Bien qu’elle ait baigné dans la foi depuis toujours, la théologienne a connu des moments de doute, notamment au décès de sa maman: «Les deuils peuvent bousculer. Mais cela a, quelque part, renforcé ma foi par la suite, grâce à d’autres expériences, des personnes que j’ai fréquentées et des lectures qui m’ont remise vers l’essentiel. Si je n’avais pas vécu tout cela, je serais peut-être encore dans une foi un peu superficielle, une foi d’enfant. Le décès de ma maman m’a permis de faire une vraie rencontre avec Dieu, par certaines nouvelles personnes côtoyées et à travers des textes spirituels, des auteurs et bien sûr la Bible, inépuisable source d’inspiration et de rencontres de ce Dieu qui nous aime.» Pour elle, il est d’autant plus nécessaire, dans ces moments difficiles, d’observer les petits signes quotidiens de Sa présence, de profiter des moments passés avec les autres et de se ressourcer dans la nature, en se disant que c’est Sa Création. «Ces petits éclats d’éternité, ces petits signes de luminosité font que cela est moins pénible. Il y a toujours eu, à ces moments clés, des gens qui sont apparus dans ma vie et qui ont fait que c’était moins dur à porter.
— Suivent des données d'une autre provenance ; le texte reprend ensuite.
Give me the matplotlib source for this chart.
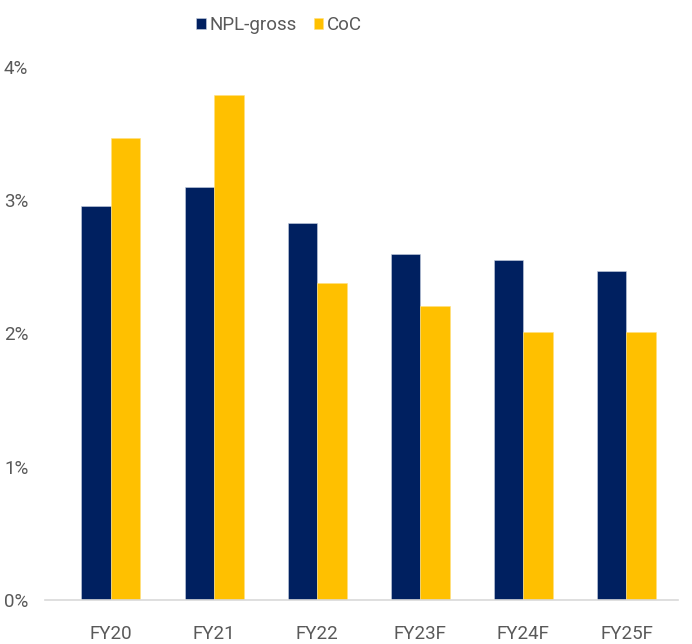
import matplotlib
matplotlib.use("Agg")
import matplotlib.pyplot as plt
import numpy as np

categories = ["FY20", "FY21", "FY22", "FY23F", "FY24F", "FY25F"]
npl_gross = [2.96, 3.10, 2.83, 2.60, 2.55, 2.47]
coc = [3.47, 3.79, 2.38, 2.21, 2.01, 2.01]
yticks = [0, 1, 2, 3, 4]
ytick_labels = ["0%", "1%", "2%", "3%", "4%"]

plt.rcParams['font.family'] = ['Roboto', 'DejaVu Sans']
text_color = "#595959"

fig = plt.figure(figsize=(6.92, 6.44), dpi=100)
ax = fig.add_axes([45/692, 44/644, 633/692, 533/644])

x = np.arange(len(categories))
w = 0.286
ax.bar(x - w/2, npl_gross, width=w, color="#002060", edgecolor="#c8d0e0", linewidth=0.4, label="NPL-gross")
ax.bar(x + w/2, coc, width=w, color="#FFC000", edgecolor="#ffe080", linewidth=0.4, label="CoC")

ax.set_xlim(-0.64, len(categories) - 0.5)
ax.set_ylim(0, 4)
ax.set_yticks(yticks)
ax.set_yticklabels(ytick_labels)
ax.set_xticks(x)
ax.set_xticklabels(categories)

for s in ["top", "right", "left"]:
    ax.spines[s].set_visible(False)
ax.spines["bottom"].set_color("#d9d9d9")
ax.spines["bottom"].set_linewidth(1.2)
ax.tick_params(axis="both", length=0, colors=text_color, labelsize=13.5)
ax.tick_params(axis="y", pad=12)
ax.tick_params(axis="x", pad=18)

leg = fig.legend(loc="center", bbox_to_anchor=(279/692, 1 - 25/644), ncol=2, frameon=False,
                 fontsize=13.5, handlelength=0.5, handleheight=0.5, handletextpad=0.2,
                 columnspacing=0.9, labelcolor=text_color)

fig.savefig("out.png", dpi=100)
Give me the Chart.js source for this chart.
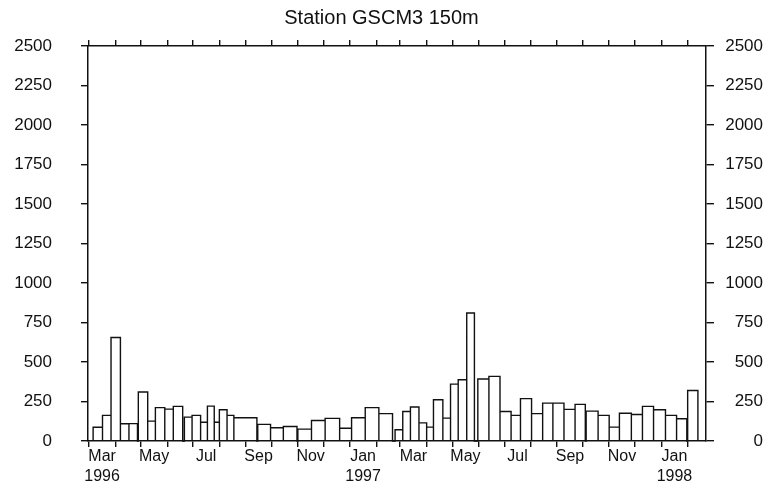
<!DOCTYPE html>
<html>
<head>
<meta charset="utf-8">
<script src="https://cdn.jsdelivr.net/npm/chart.js@4"></script>
<style>
html, body { margin: 0; padding: 0; background: #fff; }
</style>
</head>
<body>
<canvas id="chart" width="768" height="488"></canvas>
<script>
// bar intervals in days after 1 Mar 1996, value on the y axis
var barStart = [5, 16, 26, 37, 47, 58, 69, 78, 89, 99, 112, 121, 131, 139, 147, 153, 162, 170, 198, 213,
    228, 245, 261, 277, 294, 308, 324, 340, 359, 368, 377, 387, 396, 404, 415, 424, 433, 443, 456, 469,
    482, 495, 506, 519, 532, 544, 557, 570, 583, 597, 610, 622, 636, 649, 662, 676, 689, 702];
var barEnd = [16, 26, 37, 47, 57, 69, 78, 89, 99, 110, 121, 131, 139, 147, 153, 162, 170, 197, 213, 228,
    244, 261, 277, 294, 308, 324, 340, 356, 368, 377, 387, 396, 404, 415, 424, 433, 443, 452, 469, 482,
    495, 506, 519, 532, 544, 557, 570, 582, 597, 610, 622, 636, 649, 662, 676, 689, 701, 714];
var barValue = [87, 162, 655, 109, 110, 310, 126, 211, 202, 219, 151, 162, 119, 221, 119, 198, 162, 147, 105, 84,
    92, 75, 130, 143, 81, 147, 211, 173, 71, 187, 215, 115, 88, 261, 145, 360, 388, 810, 392, 409,
    187, 162, 268, 173, 240, 240, 200, 232, 189, 162, 88, 176, 168, 219, 198, 162, 141, 320];

var monthLabels = ['Mar', 'May', 'Jul', 'Sep', 'Nov', 'Jan', 'Mar', 'May', 'Jul', 'Sep', 'Nov', 'Jan'];
var yearLabels = ['1996', '', '', '', '', '1997', '', '', '', '', '', '1998'];

var xMin = -1, xMax = 723.5;

var day0 = Date.UTC(1996, 2, 1);
function dayOf(y, m) {
    return (Date.UTC(y, m, 1) - day0) / 864e5;
}

// month starts get tick marks, month middles get the names
var monthStarts = [];
for (var m = 0; m < 24; m++) monthStarts.push(dayOf(1996, 2 + m));

var labelAt = new Map();
monthLabels.forEach(function (name, i) {
    var mid = (dayOf(1996, 2 + 2 * i) + dayOf(1996, 3 + 2 * i)) / 2;
    labelAt.set(mid, yearLabels[i] ? [name, yearLabels[i]] : name);
});

// each bar is an outlined rectangle from the baseline
var outline = [];
for (var i = 0; i < barValue.length; i++) {
    outline.push({ x: barStart[i], y: 0 });
    outline.push({ x: barStart[i], y: barValue[i] });
    outline.push({ x: barEnd[i], y: barValue[i] });
    outline.push({ x: barEnd[i], y: 0 });
}

var font = 'Liberation Sans, Arial, sans-serif';
var ink = '#111';

function tickColor(ctx) {
    return ctx.tick && labelAt.has(ctx.tick.value) ? 'rgba(0,0,0,0)' : ink;
}
function plainNumber(value) {
    return String(value);
}

var ctx = document.getElementById('chart').getContext('2d');
var chart = new Chart(ctx, {
    type: 'scatter',
    data: {
        datasets: [{
            data: outline,
            showLine: true,
            borderColor: ink,
            borderWidth: 1.4,
            pointRadius: 0,
            fill: false,
            tension: 0,
            clip: false
        }]
    },
    options: {
        responsive: false,
        animation: false,
        layout: { padding: { left: 0, right: 5, top: 0, bottom: 0 } },
        plugins: {
            legend: { display: false },
            tooltip: { enabled: false },
            title: {
                display: true,
                text: 'Station GSCM3 150m',
                color: ink,
                font: { family: font, size: 20, weight: 'normal' },
                padding: { top: 6, bottom: 8 }
            }
        },
        scales: {
            x: {
                type: 'linear',
                position: 'bottom',
                min: xMin,
                max: xMax,
                afterBuildTicks: function (scale) {
                    var t = monthStarts.map(function (v) { return { value: v }; });
                    labelAt.forEach(function (lab, v) { t.push({ value: v }); });
                    t.sort(function (a, b) { return a.value - b.value; });
                    scale.ticks = t;
                },
                afterFit: function (scale) { scale.height = 47; },
                ticks: {
                    autoSkip: false,
                    maxRotation: 0,
                    padding: 0,
                    color: ink,
                    font: { family: font, size: 16, lineHeight: 1.25 },
                    callback: function (value) {
                        return labelAt.has(value) ? labelAt.get(value) : '';
                    }
                },
                grid: { drawOnChartArea: false, tickLength: 6, color: tickColor, tickColor: tickColor, lineWidth: 1.4 },
                border: { display: true, color: ink, width: 1.5 }
            },
            xTop: {
                type: 'linear',
                position: 'top',
                min: xMin,
                max: xMax,
                afterBuildTicks: function (scale) {
                    scale.ticks = monthStarts.map(function (v) { return { value: v }; });
                },
                afterFit: function (scale) { scale.height = 8; },
                ticks: { display: false },
                grid: { drawOnChartArea: false, tickLength: 6, color: ink, lineWidth: 1.4 },
                border: { display: true, color: ink, width: 1.5 }
            },
            y: {
                position: 'left',
                min: 0,
                max: 2500,
                afterFit: function (scale) { scale.width = 88; },
                ticks: {
                    stepSize: 250,
                    padding: 29,
                    color: ink,
                    font: { family: font, size: 17 },
                    callback: plainNumber
                },
                grid: { drawOnChartArea: false, tickLength: 7, color: ink, lineWidth: 1.4 },
                border: { display: true, color: ink, width: 1.5 }
            },
            y2: {
                position: 'right',
                min: 0,
                max: 2500,
                afterFit: function (scale) { scale.width = 57; },
                ticks: {
                    stepSize: 250,
                    crossAlign: 'far',
                    color: ink,
                    font: { family: font, size: 17 },
                    callback: plainNumber
                },
                grid: { drawOnChartArea: false, tickLength: 8, color: ink, lineWidth: 1.4 },
                border: { display: true, color: ink, width: 1.5 }
            }
        }
    }
});
</script>
</body>
</html>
J’avais l’impression d’être accompagnée et que ces personnes avaient été mises auprès de moi de manière bienveillante», précise Élise Cairus.

Bio express

1978 Naissance à Genève.

2003 Mariage avec Olivier, qu’elle a connu dans le choeur des Petits Chanteurs de la cathédrale Saint-Pierre.

2005 Licence en lettres.

2010 Naissance de sa fille Pauline.

2011 Master en théologie; début de l’assistanat en théologie pratique à l’université de Neuchâtel et de sa thèse, qu’elle soutiendra en 2017. Décès de sa maman.

2016 Parution de L’humour des Évangiles dans lequel elle se penche sur quinze passages des Évangiles pour y détecter des traces d’humour.

2019 Parution de L’accompagnement spirituel des naissances difficiles, version grand public de sa thèse.

Côté lecture

Dans son dernier ouvrage, Élise Cairus aborde le délicat problème des naissances difficiles de manière spirituelle et existentielle, avec le témoignage de personnes touchées par l’infertilité, l’accueil d’un enfant malade ou handicapé, l’interruption volontaire ou médicale de grossesse, la fausse couche et le deuil périnatal.